▶ _Dataset extract_:
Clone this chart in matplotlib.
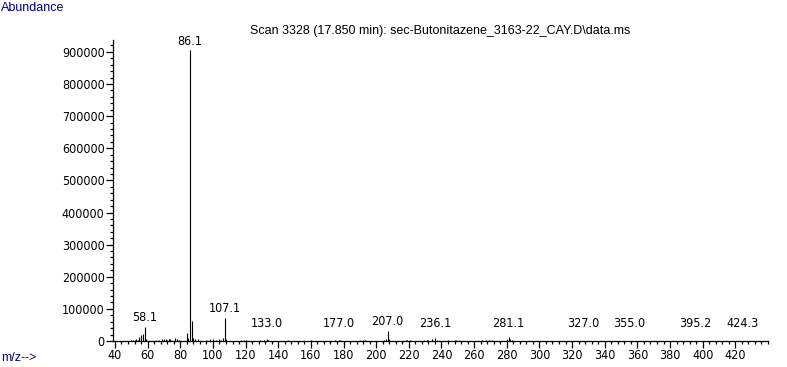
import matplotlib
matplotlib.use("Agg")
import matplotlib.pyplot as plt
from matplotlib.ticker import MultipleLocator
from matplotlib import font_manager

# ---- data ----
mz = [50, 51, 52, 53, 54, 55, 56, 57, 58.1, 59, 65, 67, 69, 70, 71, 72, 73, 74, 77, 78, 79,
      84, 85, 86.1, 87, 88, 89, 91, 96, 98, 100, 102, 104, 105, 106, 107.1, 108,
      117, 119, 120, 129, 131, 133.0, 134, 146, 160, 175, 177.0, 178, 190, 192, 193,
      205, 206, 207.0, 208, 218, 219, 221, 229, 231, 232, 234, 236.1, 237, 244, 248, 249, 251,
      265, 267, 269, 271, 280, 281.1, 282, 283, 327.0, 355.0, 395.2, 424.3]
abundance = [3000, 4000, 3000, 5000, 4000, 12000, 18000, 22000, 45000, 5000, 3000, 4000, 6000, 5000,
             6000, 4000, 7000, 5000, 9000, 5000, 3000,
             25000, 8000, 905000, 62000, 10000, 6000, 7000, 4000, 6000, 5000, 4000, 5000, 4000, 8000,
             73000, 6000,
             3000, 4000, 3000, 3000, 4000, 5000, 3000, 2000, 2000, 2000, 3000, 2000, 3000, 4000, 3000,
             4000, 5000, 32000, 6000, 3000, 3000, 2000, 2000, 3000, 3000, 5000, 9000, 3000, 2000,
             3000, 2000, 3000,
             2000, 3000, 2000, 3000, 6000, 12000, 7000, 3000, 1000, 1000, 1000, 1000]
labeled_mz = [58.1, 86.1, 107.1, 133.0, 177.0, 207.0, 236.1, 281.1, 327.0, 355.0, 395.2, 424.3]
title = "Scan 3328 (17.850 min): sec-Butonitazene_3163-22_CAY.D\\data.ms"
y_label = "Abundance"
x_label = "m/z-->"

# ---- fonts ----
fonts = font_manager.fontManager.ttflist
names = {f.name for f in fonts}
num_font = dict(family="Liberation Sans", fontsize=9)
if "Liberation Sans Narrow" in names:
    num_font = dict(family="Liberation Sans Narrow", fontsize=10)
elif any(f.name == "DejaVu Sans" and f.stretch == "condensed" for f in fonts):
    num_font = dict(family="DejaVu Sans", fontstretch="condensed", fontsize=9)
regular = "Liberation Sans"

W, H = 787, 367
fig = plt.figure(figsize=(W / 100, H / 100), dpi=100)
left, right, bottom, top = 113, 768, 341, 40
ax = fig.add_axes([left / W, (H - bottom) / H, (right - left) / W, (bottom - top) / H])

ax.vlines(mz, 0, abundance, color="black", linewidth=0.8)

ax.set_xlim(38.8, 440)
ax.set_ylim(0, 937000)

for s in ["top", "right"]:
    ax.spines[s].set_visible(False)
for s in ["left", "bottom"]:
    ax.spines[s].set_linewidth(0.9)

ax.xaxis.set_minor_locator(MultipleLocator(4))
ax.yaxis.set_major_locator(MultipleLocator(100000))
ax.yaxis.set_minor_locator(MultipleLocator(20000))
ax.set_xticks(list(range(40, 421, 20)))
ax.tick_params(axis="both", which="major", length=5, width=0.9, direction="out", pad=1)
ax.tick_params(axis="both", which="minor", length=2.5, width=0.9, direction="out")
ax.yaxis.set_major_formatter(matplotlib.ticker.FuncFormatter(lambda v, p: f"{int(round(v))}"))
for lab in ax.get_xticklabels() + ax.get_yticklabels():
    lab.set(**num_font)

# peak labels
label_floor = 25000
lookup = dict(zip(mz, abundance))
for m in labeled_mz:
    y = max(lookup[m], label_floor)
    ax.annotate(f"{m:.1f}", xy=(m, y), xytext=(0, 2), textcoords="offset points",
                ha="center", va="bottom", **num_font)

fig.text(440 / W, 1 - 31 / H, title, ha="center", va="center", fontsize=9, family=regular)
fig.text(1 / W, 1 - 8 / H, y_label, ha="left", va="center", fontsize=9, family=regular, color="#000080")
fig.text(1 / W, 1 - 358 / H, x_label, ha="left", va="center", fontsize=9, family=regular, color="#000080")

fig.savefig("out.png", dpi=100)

▶ _Stated task_: Write out, word for word, the lines from the start of the data through the one holding "from matplotlib import font_manager". Omit pictures.

▶ _Full output_:
Clone this chart in matplotlib.
import matplotlib
matplotlib.use("Agg")
import matplotlib.pyplot as plt
from matplotlib.ticker import MultipleLocator
from matplotlib import font_manager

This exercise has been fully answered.